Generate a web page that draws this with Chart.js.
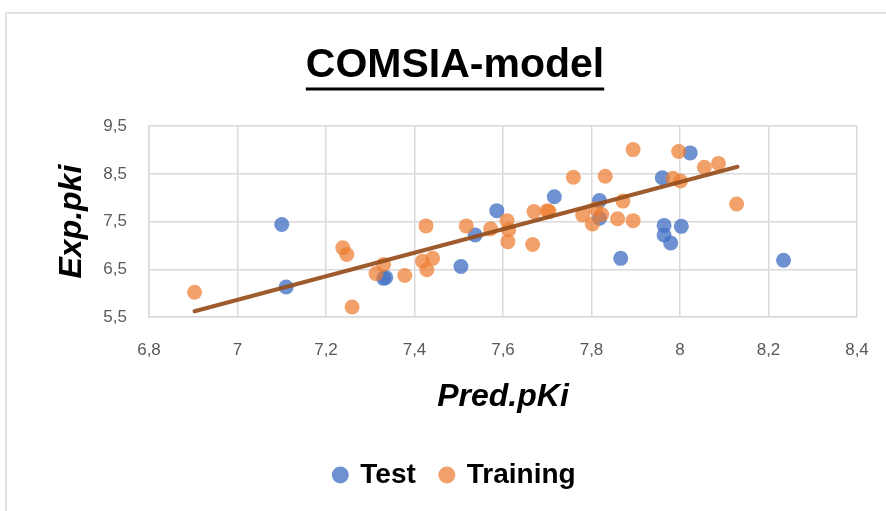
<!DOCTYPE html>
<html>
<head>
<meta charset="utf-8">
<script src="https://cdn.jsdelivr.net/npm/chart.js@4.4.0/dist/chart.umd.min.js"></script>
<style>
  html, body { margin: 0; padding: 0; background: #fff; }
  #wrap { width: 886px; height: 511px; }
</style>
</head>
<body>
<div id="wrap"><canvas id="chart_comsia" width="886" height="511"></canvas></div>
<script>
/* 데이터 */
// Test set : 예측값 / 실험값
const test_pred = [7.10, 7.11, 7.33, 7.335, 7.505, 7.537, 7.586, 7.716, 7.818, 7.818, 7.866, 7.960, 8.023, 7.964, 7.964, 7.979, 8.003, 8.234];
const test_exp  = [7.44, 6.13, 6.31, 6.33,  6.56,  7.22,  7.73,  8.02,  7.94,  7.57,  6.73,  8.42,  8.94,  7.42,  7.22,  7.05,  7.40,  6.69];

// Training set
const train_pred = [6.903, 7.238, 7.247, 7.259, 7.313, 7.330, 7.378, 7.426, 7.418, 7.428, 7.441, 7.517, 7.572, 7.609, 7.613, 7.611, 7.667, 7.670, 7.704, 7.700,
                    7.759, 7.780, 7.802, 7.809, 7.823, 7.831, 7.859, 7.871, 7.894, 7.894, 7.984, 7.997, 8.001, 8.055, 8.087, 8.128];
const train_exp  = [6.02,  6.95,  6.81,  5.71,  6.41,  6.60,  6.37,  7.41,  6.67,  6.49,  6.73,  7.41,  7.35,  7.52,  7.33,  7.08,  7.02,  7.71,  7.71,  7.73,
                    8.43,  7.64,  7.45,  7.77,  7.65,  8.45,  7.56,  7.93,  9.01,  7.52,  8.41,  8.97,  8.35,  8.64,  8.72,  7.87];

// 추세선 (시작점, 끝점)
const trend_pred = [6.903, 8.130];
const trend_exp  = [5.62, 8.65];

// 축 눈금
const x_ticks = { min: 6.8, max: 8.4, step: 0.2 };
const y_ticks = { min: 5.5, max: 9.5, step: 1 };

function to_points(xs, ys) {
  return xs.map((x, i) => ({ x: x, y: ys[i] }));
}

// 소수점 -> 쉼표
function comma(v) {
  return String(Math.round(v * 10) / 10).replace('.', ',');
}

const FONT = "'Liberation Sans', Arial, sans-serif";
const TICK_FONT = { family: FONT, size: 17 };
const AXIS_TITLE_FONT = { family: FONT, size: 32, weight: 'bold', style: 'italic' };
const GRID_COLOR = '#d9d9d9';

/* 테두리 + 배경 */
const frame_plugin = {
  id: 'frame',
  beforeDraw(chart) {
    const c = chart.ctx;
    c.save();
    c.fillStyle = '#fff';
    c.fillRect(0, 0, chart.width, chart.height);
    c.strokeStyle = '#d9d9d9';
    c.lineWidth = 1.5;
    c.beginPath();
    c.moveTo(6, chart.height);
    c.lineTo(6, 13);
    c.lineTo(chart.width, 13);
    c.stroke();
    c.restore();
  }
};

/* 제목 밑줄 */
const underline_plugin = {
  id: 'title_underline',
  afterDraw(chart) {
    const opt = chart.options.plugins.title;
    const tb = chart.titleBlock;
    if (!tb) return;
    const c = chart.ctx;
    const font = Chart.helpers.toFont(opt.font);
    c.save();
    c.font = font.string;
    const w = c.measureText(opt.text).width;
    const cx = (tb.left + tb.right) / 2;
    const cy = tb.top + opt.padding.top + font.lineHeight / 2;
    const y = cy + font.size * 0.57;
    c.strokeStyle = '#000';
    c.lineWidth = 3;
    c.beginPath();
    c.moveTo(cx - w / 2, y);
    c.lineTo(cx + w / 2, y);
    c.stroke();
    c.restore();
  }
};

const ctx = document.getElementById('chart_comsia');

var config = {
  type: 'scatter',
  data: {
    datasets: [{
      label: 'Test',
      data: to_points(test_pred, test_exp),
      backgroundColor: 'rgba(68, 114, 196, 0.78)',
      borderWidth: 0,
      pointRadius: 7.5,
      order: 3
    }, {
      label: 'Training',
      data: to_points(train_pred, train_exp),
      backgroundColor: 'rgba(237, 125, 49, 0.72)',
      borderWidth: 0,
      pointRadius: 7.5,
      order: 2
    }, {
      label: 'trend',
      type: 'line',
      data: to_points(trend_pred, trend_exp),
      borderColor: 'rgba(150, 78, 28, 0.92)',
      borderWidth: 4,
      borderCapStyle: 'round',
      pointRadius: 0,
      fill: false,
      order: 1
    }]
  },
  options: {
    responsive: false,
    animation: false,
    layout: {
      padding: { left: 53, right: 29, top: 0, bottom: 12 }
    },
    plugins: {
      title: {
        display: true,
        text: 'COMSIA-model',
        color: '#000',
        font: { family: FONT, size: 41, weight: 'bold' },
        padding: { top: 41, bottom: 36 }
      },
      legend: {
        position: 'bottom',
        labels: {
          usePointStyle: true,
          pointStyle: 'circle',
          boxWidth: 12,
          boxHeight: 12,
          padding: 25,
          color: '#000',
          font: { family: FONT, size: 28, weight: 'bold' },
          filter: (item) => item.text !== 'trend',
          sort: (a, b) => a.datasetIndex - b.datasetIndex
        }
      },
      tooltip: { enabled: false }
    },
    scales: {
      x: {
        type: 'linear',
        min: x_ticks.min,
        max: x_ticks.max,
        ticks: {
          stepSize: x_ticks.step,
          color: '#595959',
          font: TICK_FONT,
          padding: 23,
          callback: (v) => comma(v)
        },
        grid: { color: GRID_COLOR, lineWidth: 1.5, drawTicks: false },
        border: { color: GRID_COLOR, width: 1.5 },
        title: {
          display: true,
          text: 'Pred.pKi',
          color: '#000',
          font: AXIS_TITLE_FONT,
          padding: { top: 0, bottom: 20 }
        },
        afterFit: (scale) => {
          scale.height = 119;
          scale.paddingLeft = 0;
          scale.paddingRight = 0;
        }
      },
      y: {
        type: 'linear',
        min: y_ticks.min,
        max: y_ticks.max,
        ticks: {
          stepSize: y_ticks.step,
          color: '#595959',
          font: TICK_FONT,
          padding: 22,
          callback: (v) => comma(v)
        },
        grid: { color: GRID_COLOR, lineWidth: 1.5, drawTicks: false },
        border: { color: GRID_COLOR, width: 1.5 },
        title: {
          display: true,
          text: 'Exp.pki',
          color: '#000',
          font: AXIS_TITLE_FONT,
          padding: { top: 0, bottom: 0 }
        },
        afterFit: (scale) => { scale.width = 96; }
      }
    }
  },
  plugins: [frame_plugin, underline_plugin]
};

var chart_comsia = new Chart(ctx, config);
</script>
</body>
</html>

* **Stated problem**: Reproduce all of the material exactly, apart from the pictures.

* **Response to this exercise**:
Generate a web page that draws this with Chart.js.
<!DOCTYPE html>
<html>
<head>
<meta charset="utf-8">
<script src="https://cdn.jsdelivr.net/npm/chart.js@4.4.0/dist/chart.umd.min.js"></script>
<style>
  html, body { margin: 0; padding: 0; background: #fff; }
  #wrap { width: 886px; height: 511px; }
</style>
</head>
<body>
<div id="wrap"><canvas id="chart_comsia" width="886" height="511"></canvas></div>
<script>
/* 데이터 */
// Test set : 예측값 / 실험값
const test_pred = [7.10, 7.11, 7.33, 7.335, 7.505, 7.537, 7.586, 7.716, 7.818, 7.818, 7.866, 7.960, 8.023, 7.964, 7.964, 7.979, 8.003, 8.234];
const test_exp  = [7.44, 6.13, 6.31, 6.33,  6.56,  7.22,  7.73,  8.02,  7.94,  7.57,  6.73,  8.42,  8.94,  7.42,  7.22,  7.05,  7.40,  6.69];

// Training set
const train_pred = [6.903, 7.238, 7.247, 7.259, 7.313, 7.330, 7.378, 7.426, 7.418, 7.428, 7.441, 7.517, 7.572, 7.609, 7.613, 7.611, 7.667, 7.670, 7.704, 7.700,
                    7.759, 7.780, 7.802, 7.809, 7.823, 7.831, 7.859, 7.871, 7.894, 7.894, 7.984, 7.997, 8.001, 8.055, 8.087, 8.128];
const train_exp  = [6.02,  6.95,  6.81,  5.71,  6.41,  6.60,  6.37,  7.41,  6.67,  6.49,  6.73,  7.41,  7.35,  7.52,  7.33,  7.08,  7.02,  7.71,  7.71,  7.73,
                    8.43,  7.64,  7.45,  7.77,  7.65,  8.45,  7.56,  7.93,  9.01,  7.52,  8.41,  8.97,  8.35,  8.64,  8.72,  7.87];

// 추세선 (시작점, 끝점)
const trend_pred = [6.903, 8.130];
const trend_exp  = [5.62, 8.65];

// 축 눈금
const x_ticks = { min: 6.8, max: 8.4, step: 0.2 };
const y_ticks = { min: 5.5, max: 9.5, step: 1 };

function to_points(xs, ys) {
  return xs.map((x, i) => ({ x: x, y: ys[i] }));
}

// 소수점 -> 쉼표
function comma(v) {
  return String(Math.round(v * 10) / 10).replace('.', ',');
}

const FONT = "'Liberation Sans', Arial, sans-serif";
const TICK_FONT = { family: FONT, size: 17 };
const AXIS_TITLE_FONT = { family: FONT, size: 32, weight: 'bold', style: 'italic' };
const GRID_COLOR = '#d9d9d9';

/* 테두리 + 배경 */
const frame_plugin = {
  id: 'frame',
  beforeDraw(chart) {
    const c = chart.ctx;
    c.save();
    c.fillStyle = '#fff';
    c.fillRect(0, 0, chart.width, chart.height);
    c.strokeStyle = '#d9d9d9';
    c.lineWidth = 1.5;
    c.beginPath();
    c.moveTo(6, chart.height);
    c.lineTo(6, 13);
    c.lineTo(chart.width, 13);
    c.stroke();
    c.restore();
  }
};

/* 제목 밑줄 */
const underline_plugin = {
  id: 'title_underline',
  afterDraw(chart) {
    const opt = chart.options.plugins.title;
    const tb = chart.titleBlock;
    if (!tb) return;
    const c = chart.ctx;
    const font = Chart.helpers.toFont(opt.font);
    c.save();
    c.font = font.string;
    const w = c.measureText(opt.text).width;
    const cx = (tb.left + tb.right) / 2;
    const cy = tb.top + opt.padding.top + font.lineHeight / 2;
    const y = cy + font.size * 0.57;
    c.strokeStyle = '#000';
    c.lineWidth = 3;
    c.beginPath();
    c.moveTo(cx - w / 2, y);
    c.lineTo(cx + w / 2, y);
    c.stroke();
    c.restore();
  }
};

const ctx = document.getElementById('chart_comsia');

var config = {
  type: 'scatter',
  data: {
    datasets: [{
      label: 'Test',
      data: to_points(test_pred, test_exp),
      backgroundColor: 'rgba(68, 114, 196, 0.78)',
      borderWidth: 0,
      pointRadius: 7.5,
      order: 3
    }, {
      label: 'Training',
      data: to_points(train_pred, train_exp),
      backgroundColor: 'rgba(237, 125, 49, 0.72)',
      borderWidth: 0,
      pointRadius: 7.5,
      order: 2
    }, {
      label: 'trend',
      type: 'line',
      data: to_points(trend_pred, trend_exp),
      borderColor: 'rgba(150, 78, 28, 0.92)',
      borderWidth: 4,
      borderCapStyle: 'round',
      pointRadius: 0,
      fill: false,
      order: 1
    }]
  },
  options: {
    responsive: false,
    animation: false,
    layout: {
      padding: { left: 53, right: 29, top: 0, bottom: 12 }
    },
    plugins: {
      title: {
        display: true,
        text: 'COMSIA-model',
        color: '#000',
        font: { family: FONT, size: 41, weight: 'bold' },
        padding: { top: 41, bottom: 36 }
      },
      legend: {
        position: 'bottom',
        labels: {
          usePointStyle: true,
          pointStyle: 'circle',
          boxWidth: 12,
          boxHeight: 12,
          padding: 25,
          color: '#000',
          font: { family: FONT, size: 28, weight: 'bold' },
          filter: (item) => item.text !== 'trend',
          sort: (a, b) => a.datasetIndex - b.datasetIndex
        }
      },
      tooltip: { enabled: false }
    },
    scales: {
      x: {
        type: 'linear',
        min: x_ticks.min,
        max: x_ticks.max,
        ticks: {
          stepSize: x_ticks.step,
          color: '#595959',
          font: TICK_FONT,
          padding: 23,
          callback: (v) => comma(v)
        },
        grid: { color: GRID_COLOR, lineWidth: 1.5, drawTicks: false },
        border: { color: GRID_COLOR, width: 1.5 },
        title: {
          display: true,
          text: 'Pred.pKi',
          color: '#000',
          font: AXIS_TITLE_FONT,
          padding: { top: 0, bottom: 20 }
        },
        afterFit: (scale) => {
          scale.height = 119;
          scale.paddingLeft = 0;
          scale.paddingRight = 0;
        }
      },
      y: {
        type: 'linear',
        min: y_ticks.min,
        max: y_ticks.max,
        ticks: {
          stepSize: y_ticks.step,
          color: '#595959',
          font: TICK_FONT,
          padding: 22,
          callback: (v) => comma(v)
        },
        grid: { color: GRID_COLOR, lineWidth: 1.5, drawTicks: false },
        border: { color: GRID_COLOR, width: 1.5 },
        title: {
          display: true,
          text: 'Exp.pki',
          color: '#000',
          font: AXIS_TITLE_FONT,
          padding: { top: 0, bottom: 0 }
        },
        afterFit: (scale) => { scale.width = 96; }
      }
    }
  },
  plugins: [frame_plugin, underline_plugin]
};

var chart_comsia = new Chart(ctx, config);
</script>
</body>
</html>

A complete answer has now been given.